彼は人間主義的な世界、概念と論理学と分析的理性と、すでに過ぎ去ったにもかかわらず神話を大切にする伝統的宗教性とが混じりあうヘレニズム世界の嘘くささ、巨大な権力的支配を実現するローマの下であえぐ膨大な民衆、そして自らの存在する意味や目的を失った多くの都市の人間たちをつぶさに見ていたのだろう。だからこそ、その中で自力救済を試みる彼は、独善的に見えるユダヤ教ファリサイ派の、しかし非常に信頼すべき生き方を実践してきた。その根本が神の律法(トーラー)である。そして当然それを順守することによって、すくなくとも未来のいつか、イスラエルへの約束として語られた神の言葉が実現すると信じていた。
しかし、彼は今、ユダヤ人である自分も含め、この世界の現実を見る限り、あらゆる人間は、人間であるある限りにおいて、神のようにまっすぐ、偽りなく、真実で、誠実であるということは一切ありえないのではないか、という極端な結論に至る。それはやがて神学の歴史において神と人間との質的な断絶などと言われたりするが(ルター、そしてバルト)、そうした悲観的とも見える立場に立つことによって、かえって見えてくるものがあったのだろう。それがあのイエスの出来事の意味である。
今日の聖書はまだそこには至らない。他の人間とは違ってユダヤ人として神の律法を授かったから、それを実現するなら救われるというのでもなく、異邦人の知恵や宗教でも、この現実を見る限りにおいては、救われる気がしない。それでは単に絶望なのだが、パウロは、そうした人間の姿を丸ごと認めるほかはないというところに行き着いたということだろう。そしてそのような承認、つまり人間とは救いようのないものであるという気づきにおいて、そしてその気づきにおいてのみ、新たな道が見えたということだろう。

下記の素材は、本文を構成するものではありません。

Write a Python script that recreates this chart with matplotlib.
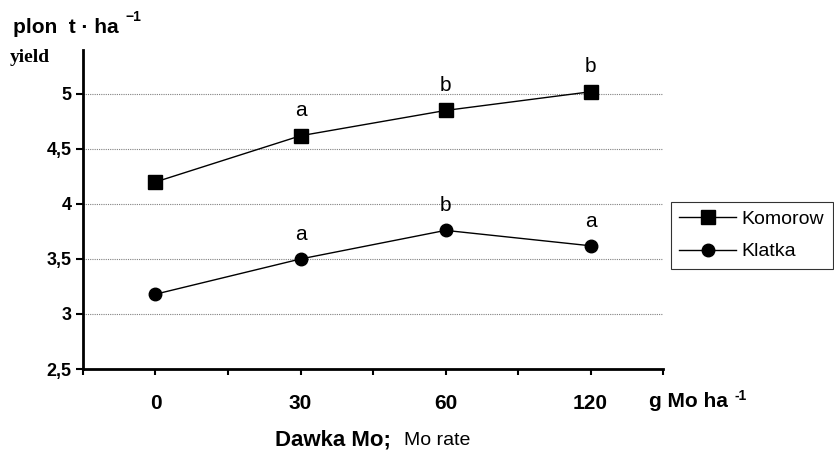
import matplotlib.pyplot as plt
import numpy as np

plt.rcParams['font.family'] = ['Liberation Sans', 'DejaVu Sans']

# dane
dawki = ['0', '30', '60', '120']
komorow = [4.20, 4.62, 4.85, 5.02]
klatka = [3.18, 3.50, 3.76, 3.62]
litery_komorow = ['', 'a', 'b', 'b']
litery_klatka = ['', 'a', 'b', 'a']
y_ticks = [2.5, 3, 3.5, 4, 4.5, 5]
y_labels = ['2,5', '3', '3,5', '4', '4,5', '5']

fig = plt.figure(figsize=(8.34, 4.5), dpi=100)
ax = fig.add_axes([0.0995, 0.18, 0.6955, 0.709])

x = np.arange(len(dawki))
ax.plot(x, komorow, color='black', lw=1, marker='s', ms=10, label='Komorow')
ax.plot(x, klatka, color='black', lw=1, marker='o', ms=9, label='Klatka')

# litery istotności
for xi, yi, t in zip(x, komorow, litery_komorow):
    if t:
        ax.annotate(t, (xi, yi), xytext=(0, 11), textcoords='offset points',
                    ha='center', va='bottom', fontsize=15)
for xi, yi, t in zip(x, klatka, litery_klatka):
    if t:
        ax.annotate(t, (xi, yi), xytext=(0, 11), textcoords='offset points',
                    ha='center', va='bottom', fontsize=15)

ax.set_xlim(-0.5, 3.5)
ax.set_ylim(2.5, 5.4)
ax.set_xticks(x)
ax.set_xticklabels(dawki, fontsize=15, fontweight='bold')
ax.set_xticks(np.arange(-0.5, 3.51, 1.0), minor=True)
ax.tick_params(axis='x', which='both', length=4, direction='out', width=1.5, pad=14)
ax.set_yticks(y_ticks)
ax.set_yticklabels(y_labels, fontsize=13, fontweight='bold')
ax.tick_params(axis='y', length=5, direction='out', width=1.5, pad=3)

for yv in y_ticks[1:]:
    ax.axhline(yv, color='gray', lw=0.8, ls=(0, (1, 1)), zorder=0)

ax.spines['top'].set_visible(False)
ax.spines['right'].set_visible(False)
ax.spines['left'].set_linewidth(2)
ax.spines['bottom'].set_linewidth(2)

fig.text(0.016, 0.926, 'plon  t \u00b7 ha', fontsize=15, fontweight='bold')
fig.text(0.150, 0.953, '\u22121', fontsize=10, fontweight='bold')
fig.text(0.012, 0.862, 'yield', fontsize=14, fontweight='bold', family='Liberation Serif')
fig.text(0.778, 0.095, 'g Mo ha', fontsize=15, fontweight='bold')
fig.text(0.881, 0.112, '-1', fontsize=10, fontweight='bold')
fig.text(0.33, 0.011, 'Dawka Mo;', fontsize=16, fontweight='bold')
fig.text(0.484, 0.011, 'Mo rate', fontsize=14)

leg = ax.legend(loc='upper left', bbox_to_anchor=(1.013, 0.524), frameon=True,
                fancybox=False, edgecolor='black', fontsize=14, handlelength=2.9,
                borderpad=0.45, labelspacing=0.75, handletextpad=0.3,
                borderaxespad=0)
leg.get_frame().set_linewidth(0.8)

plt.savefig('out.png')
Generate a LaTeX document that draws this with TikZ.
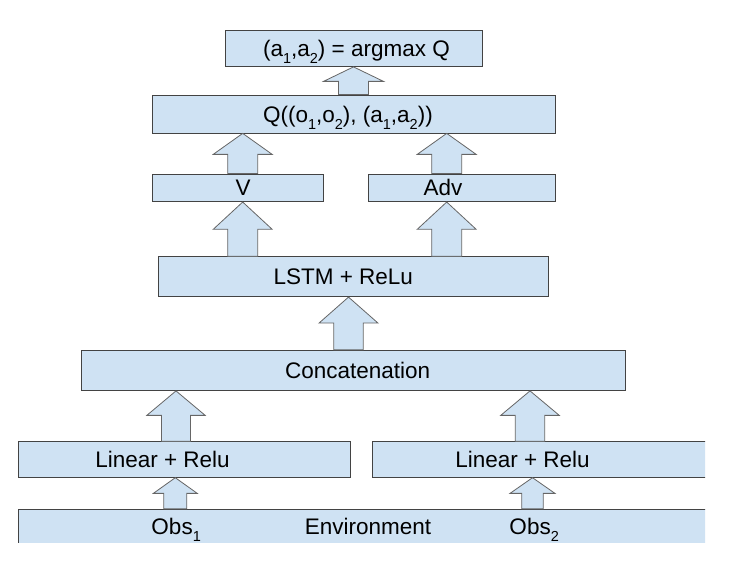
\documentclass[tikz,border=0pt]{standalone}
\usepackage{fontspec}
\setmainfont{Liberation Sans}
\usetikzlibrary{calc}
\definecolor{boxfill}{HTML}{CFE2F3}
\definecolor{boxline}{HTML}{434343}
\definecolor{arrowline}{HTML}{666666}
\newcommand{\sub}[1]{\raisebox{-0.32em}{\fontsize{14.5}{14.5}\selectfont #1}}
% block arrow: x, lower node, upper node, head length, shaft half width, head half width
\newcommand{\blockup}[6]{%
  \draw[fatarrow] let \p1=(#2.north), \p2=(#3.south) in
    (#1pt-#5pt,\y1) -- (#1pt-#5pt,\y2-#4pt) -- (#1pt-#6pt,\y2-#4pt) -- (#1pt,\y2)
    -- (#1pt+#6pt,\y2-#4pt) -- (#1pt+#5pt,\y2-#4pt) -- (#1pt+#5pt,\y1) -- cycle;}
\tikzset{
  layer/.style={draw=boxline, fill=boxfill, line width=0.8pt, inner sep=0pt},
  txt/.style={font=\fontsize{22.5}{25}\selectfont, text height=16.2pt, text depth=0pt, inner sep=0pt, text=black},
  fatarrow/.style={draw=arrowline, fill=boxfill, line width=0.8pt, line join=miter}
}
\begin{document}
\begin{tikzpicture}[x=1pt,y=1pt]
\useasboundingbox (0,0) rectangle (735,561);
\begin{scope}
\clip (0,18.3) rectangle (705,561);

% layers
\node[layer, minimum width=257, minimum height=36,
  label={[txt,xshift=3pt]center:{(a\sub{1},a\sub{2}) = argmax Q}}] (argmax) at (353.5,512.5) {};
\node[layer, minimum width=402.3, minimum height=38,
  label={[txt,xshift=-6pt]center:{Q((o\sub{1},o\sub{2}), (a\sub{1},a\sub{2}))}}] (q) at (353.9,447) {};
\node[layer, minimum width=170.6, minimum height=27.7,
  label={[txt,xshift=5pt]center:V}] (v) at (238,373.2) {};
\node[layer, minimum width=186.7, minimum height=27.7,
  label={[txt,xshift=-18.7pt]center:Adv}] (adv) at (461.7,373.2) {};
\node[layer, minimum width=390, minimum height=40,
  label={[txt,xshift=-10pt]center:LSTM + ReLu}] (lstm) at (353.3,284.3) {};
\node[layer, minimum width=544, minimum height=40.2,
  label={[txt,xshift=4pt]center:Concatenation}] (concat) at (353.7,190.6) {};
\node[layer, minimum width=331.7, minimum height=35.6,
  label={[txt,xshift=-21.7pt]center:Linear + Relu}] (linl) at (184.2,101.5) {};
\node[layer, minimum width=367.7, minimum height=35.6,
  label={[txt,xshift=-33.65pt]center:Linear + Relu}] (linr) at (556.15,101.5) {};
\node[layer, minimum width=721.7, minimum height=42.7,
  label={[txt,xshift=-203pt,yshift=4.15pt]center:Obs\sub{1}},
  label={[txt,xshift=-11.2pt,yshift=4.15pt]center:Environment},
  label={[txt,xshift=155pt,yshift=4.15pt]center:Obs\sub{2}}] (env) at (379.15,30.35) {};

% arrows
\blockup{353.5}{q}{argmax}{14.5}{15}{30}
\blockup{242.7}{v}{q}{21}{15}{29.5}
\blockup{446.7}{adv}{q}{21}{15}{29.5}
\blockup{242.7}{lstm}{v}{27.3}{15}{29.5}
\blockup{446.7}{lstm}{adv}{27.3}{15}{29.5}
\blockup{348.5}{concat}{lstm}{26}{14.7}{29.5}
\blockup{176}{linl}{concat}{24.5}{14.5}{29.2}
\blockup{530}{linr}{concat}{24.5}{14.7}{29.3}
\blockup{175.3}{env}{linl}{15.7}{11.5}{22}
\blockup{532.5}{env}{linr}{15.7}{10.8}{22.5}
\end{scope}
\end{tikzpicture}
\end{document}
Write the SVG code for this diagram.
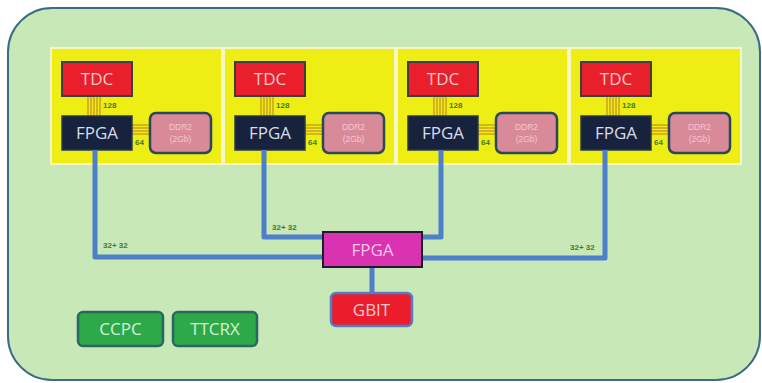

やや、パウロの肩を持ちすぎた。彼のこのような極端さ、そして鋭さは、読む者を刺激する。以前も述べた通り、注意しなければならないのは、彼がユダヤ教ファリサイ派の出であることだ。つまり彼は厳然たる律法主義者であった。それゆえ、それがキリストの側に反転したことで、そのファリサイ派的厳格さが彼のキリスト教に反映されてしまうという点である。このことについては、ローマの信徒への手紙を読む中で折に触れて指摘したいと思う。
ともあれ、彼の語る人間のどうしようもなさについて、深く考えることは重要である。そしてそのどうしようもなさを認めることから出発する勇気も、それ以上に重要なことだ。今日はここまででひとまず終えたいと思う。